By contrast, Chen said the newer shelter, built in 2019, was not constructed according to approved plans. He said it lacks sufficient wind protection, contains hidden reefs, poses significant safety risks, and cannot accommodate all the village’s boats. As a result, residents have long resisted relocating their vessels from the original shelter.
In 2024, the Guang’ao Village Committee privately sold the older shelter without public approval, said villagers. After the sale, when officials attempted to force local fishermen to relocate their boats, the order was met with strong resistance.
Chen said residents raised safety concerns about the newer shelter with local officials in October last year but their appeals were ignored. The community was shocked when, on May 6, a large police force was deployed to enforce the boat relocation, triggering the protest from the villagers.
Beyond their immediate concerns over the fishing boats, Chen revealed deeper grievances in the village. Over the past decade, all of the village’s collective land under the control of local authorities has been sold off, yet ordinary residents have been kept in the dark about the transactions and where the proceeds went. With decades-long missing dividend payments to the community, according to villagers, years of frustration erupted into a mass protest.

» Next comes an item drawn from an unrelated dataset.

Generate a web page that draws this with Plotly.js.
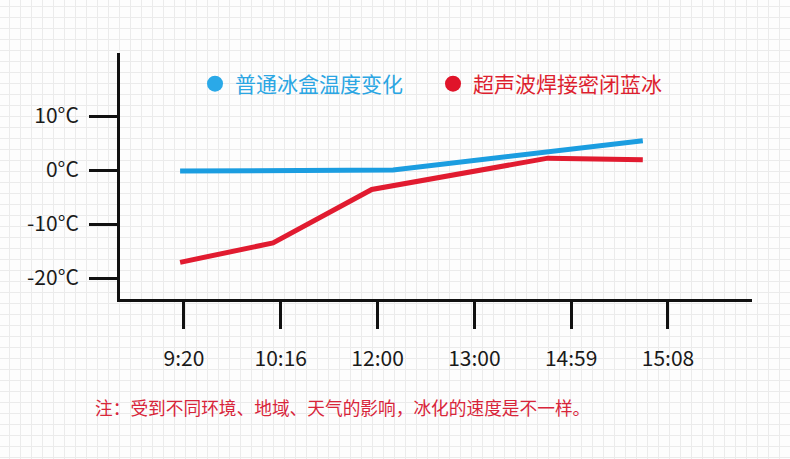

Following last week’s crackdown, a small group of villagers, including Chen, met with village officials and the district-level Chinese Communist Party chief, demanding resolution of the typhoon shelter issue and transparency over the past land sales from their community. While the Party chief promised to address their concerns, no concrete plan was offered, according to Chen.
Guang’ao Village, with a nearly 300-year history, is home to more than 14,000 residents and remains heavily reliant on marine fishing. Around 2,000 villagers are engaged in offshore operations, supporting a network of related industries such as seafood processing, sales, logistics, and equipment maintenance. Fishing accounts for over 65 percent of the village’s total economic output.
In rural China, other local officials have been accused of selling collective land for personal gain without properly compensating villagers.
A high-profile example occurred in 2011 in Wukan, Guangdong Province, where villagers staged months of protests after officials allegedly sold more than 990 acres of village land. The proceeds, claimed to be more than $110 million, were believed to have been embezzled by corrupt local authorities.